What the task asks:
Include the line containing "in the clean" and all lines before it, repeated exactly from the listing below, without pictures.

Data provided:
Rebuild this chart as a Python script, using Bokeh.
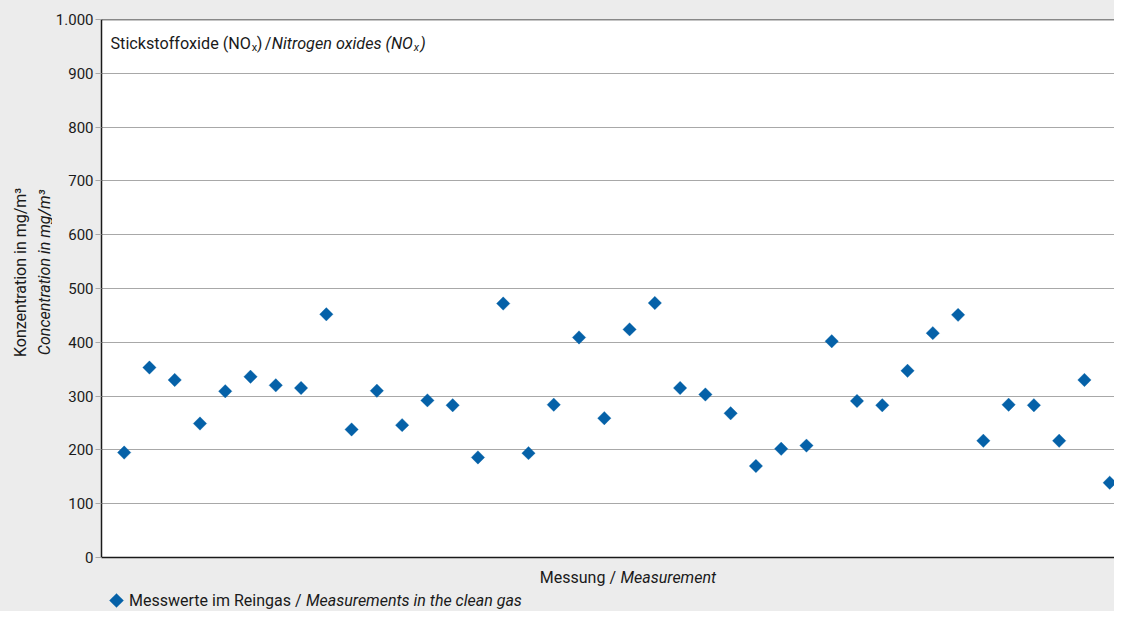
import math
from bokeh.plotting import figure
from bokeh.layouts import row, column
from bokeh.models import Range1d, FixedTicker, Label, Span
from bokeh.core.properties import value
from bokeh.embed import file_html
from bokeh.resources import INLINE

# ---------------- data ----------------
measurement = list(range(1, 41))
nox_values = [195, 353, 330, 249, 309, 336, 320, 315, 452, 238,
              310, 246, 292, 283, 186, 472, 194, 284, 409, 259,
              424, 473, 315, 303, 268, 170, 202, 208, 402, 291,
              283, 347, 417, 451, 217, 284, 283, 217, 330, 139]
y_ticks = [0, 100, 200, 300, 400, 500, 600, 700, 800, 900, 1000]
y_tick_labels = ["0", "100", "200", "300", "400", "500", "600", "700", "800", "900", "1.000"]

title_de = "Stickstoffoxide (NO"
title_en = "Nitrogen oxides (NO"
sub_x = "x"
y_label_de = "Konzentration in mg/m\u00b3"
y_label_en = "Concentration in mg/m\u00b3"
x_label_de = "Messung /"
x_label_en = "Measurement"
legend_de = "Messwerte im Reingas /"
legend_en = "Measurements in the clean gas"

# ---------------- style ----------------
FONT = "Roboto"
TXT = "#1a1a1a"
BLUE = "#0561a8"
BG = "#ececec"
GRID = "#a8a8a8"
AXIS = "#1a1a1a"
FS = "16px"

W, H = 1114, 611
LW = 52            # left strip for the y-axis title
MH = 568           # height of main figure
FL, FT, FB = 100, 19, 557   # frame left / top / bottom in page px
X0, X1 = 0.103, 40.19
Y0, Y1 = 0, 1000

def xd(px):
    return X0 + (px - FL) * (X1 - X0) / (W - FL)

def yd(py):
    return Y0 + (FB - py) * (Y1 - Y0) / (FB - FT)

def blank(width, height):
    f = figure(width=width, height=height, output_backend="svg", toolbar_location=None,
               x_range=Range1d(0, width), y_range=Range1d(0, height), title=None,
               min_border=0, min_border_left=0, min_border_right=0,
               min_border_top=0, min_border_bottom=0)
    f.axis.visible = False
    f.grid.visible = False
    f.outline_line_color = None
    f.background_fill_color = BG
    f.border_fill_color = BG
    f.styles = {"background-color": BG}
    return f

# ---------------- main figure ----------------
p = figure(width=W - LW, height=MH, output_backend="svg", toolbar_location=None,
           x_range=Range1d(X0, X1), y_range=Range1d(Y0, Y1), title=None,
           min_border_left=FL - LW, min_border_right=0, min_border_top=FT,
           min_border_bottom=MH - FB)
p.background_fill_color = "white"
p.border_fill_color = BG
p.outline_line_color = None
p.styles = {"background-color": BG}

p.yaxis.ticker = FixedTicker(ticks=y_ticks)
p.yaxis.major_label_overrides = {t: l for t, l in zip(y_ticks, y_tick_labels)}
p.yaxis.major_label_text_font = FONT
p.yaxis.major_label_text_font_size = "15px"
p.yaxis.major_label_text_color = TXT
p.yaxis.major_label_standoff = 2
p.yaxis.major_tick_in = 0
p.yaxis.major_tick_out = 6
p.yaxis.major_tick_line_color = GRID
p.yaxis.minor_tick_line_color = None
p.yaxis.axis_line_color = AXIS
p.yaxis.axis_line_width = 1.5

p.xaxis.ticker = FixedTicker(ticks=[])
p.xaxis.major_tick_line_color = None
p.xaxis.minor_tick_line_color = None
p.xaxis.major_label_text_font_size = "0px"
p.xaxis.axis_line_color = AXIS
p.xaxis.axis_line_width = 1.5

p.xgrid.visible = False
p.ygrid.ticker = FixedTicker(ticks=y_ticks)
p.ygrid.grid_line_color = GRID
p.ygrid.grid_line_width = 1

p.add_layout(Span(location=Y1, dimension="width", line_color=AXIS, line_width=1.5))

marker_style = dict(marker="square", angle=math.pi / 4,
                    fill_color=BLUE, line_color=BLUE, line_width=0.3)
r = p.scatter(measurement, nox_values, size=9.5, **marker_style)

def tlab(text, px, py, size="16.2px", style="normal", align="left"):
    p.add_layout(Label(x=xd(px), y=yd(py), text=text, text_align=align,
                       text_baseline="alphabetic", text_font=FONT,
                       text_font_size=size, text_font_style=style, text_color=TXT))

tlab(title_de, 109, 42.5)
tlab(sub_x, 250.5, 47, size="11px")
tlab(")", 255.5, 42.5)
tlab("/", 263.5, 42.5)
tlab(title_en, 270.5, 42.5, style="italic")
tlab(sub_x, 412.5, 47, size="11px", style="italic")
tlab(")", 419, 42.5, style="italic")

# ---------------- left strip: y-axis title ----------------
left = blank(LW, MH)
YC = MH - 267
left.text(x=[20], y=[YC], text=[y_label_de], angle=math.pi / 2,
          text_align="center", text_baseline="middle",
          text_font=value(FONT), text_font_size=FS, text_color=TXT)
left.text(x=[43.5], y=[YC], text=[y_label_en], angle=math.pi / 2,
          text_align="center", text_baseline="middle",
          text_font=value(FONT), text_font_size=FS, text_font_style="italic",
          text_color=TXT)

# ---------------- bottom strip: x-axis title and legend ----------------
BH = H - MH
bottom = blank(W, BH)

def by(py):
    return H - py

XL_Y = 577
bottom.text(x=[615.5], y=[by(XL_Y)], text=[x_label_de], text_align="right",
            text_baseline="middle", text_font=value(FONT), text_font_size=FS,
            text_color=TXT)
bottom.text(x=[620], y=[by(XL_Y)], text=[x_label_en], text_align="left",
            text_baseline="middle", text_font=value(FONT), text_font_size=FS,
            text_font_style="italic", text_color=TXT)

# legend: key symbol (same marker style as the series) + two-style label
LG_Y = 600
bottom.scatter(x=[116], y=[by(LG_Y)], size=10, **marker_style)
bottom.text(x=[301], y=[by(LG_Y)], text=[legend_de], text_align="right",
            text_baseline="middle", text_font=value(FONT), text_font_size=FS,
            text_color=TXT)
bottom.text(x=[305.5], y=[by(LG_Y)], text=[legend_en], text_align="left",
            text_baseline="middle", text_font=value(FONT), text_font_size=FS,
            text_font_style="italic", text_color=TXT)

top_row = row(left, p, spacing=0, styles={"background-color": BG})
layout = column(top_row, bottom, spacing=0, styles={"background-color": BG})
open("out.html", "w").write(file_html(layout, INLINE))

Solution to this task:
Rebuild this chart as a Python script, using Bokeh.
import math
from bokeh.plotting import figure
from bokeh.layouts import row, column
from bokeh.models import Range1d, FixedTicker, Label, Span
from bokeh.core.properties import value
from bokeh.embed import file_html
from bokeh.resources import INLINE

# ---------------- data ----------------
measurement = list(range(1, 41))
nox_values = [195, 353, 330, 249, 309, 336, 320, 315, 452, 238,
              310, 246, 292, 283, 186, 472, 194, 284, 409, 259,
              424, 473, 315, 303, 268, 170, 202, 208, 402, 291,
              283, 347, 417, 451, 217, 284, 283, 217, 330, 139]
y_ticks = [0, 100, 200, 300, 400, 500, 600, 700, 800, 900, 1000]
y_tick_labels = ["0", "100", "200", "300", "400", "500", "600", "700", "800", "900", "1.000"]

title_de = "Stickstoffoxide (NO"
title_en = "Nitrogen oxides (NO"
sub_x = "x"
y_label_de = "Konzentration in mg/m\u00b3"
y_label_en = "Concentration in mg/m\u00b3"
x_label_de = "Messung /"
x_label_en = "Measurement"
legend_de = "Messwerte im Reingas /"
legend_en = "Measurements in the clean gas"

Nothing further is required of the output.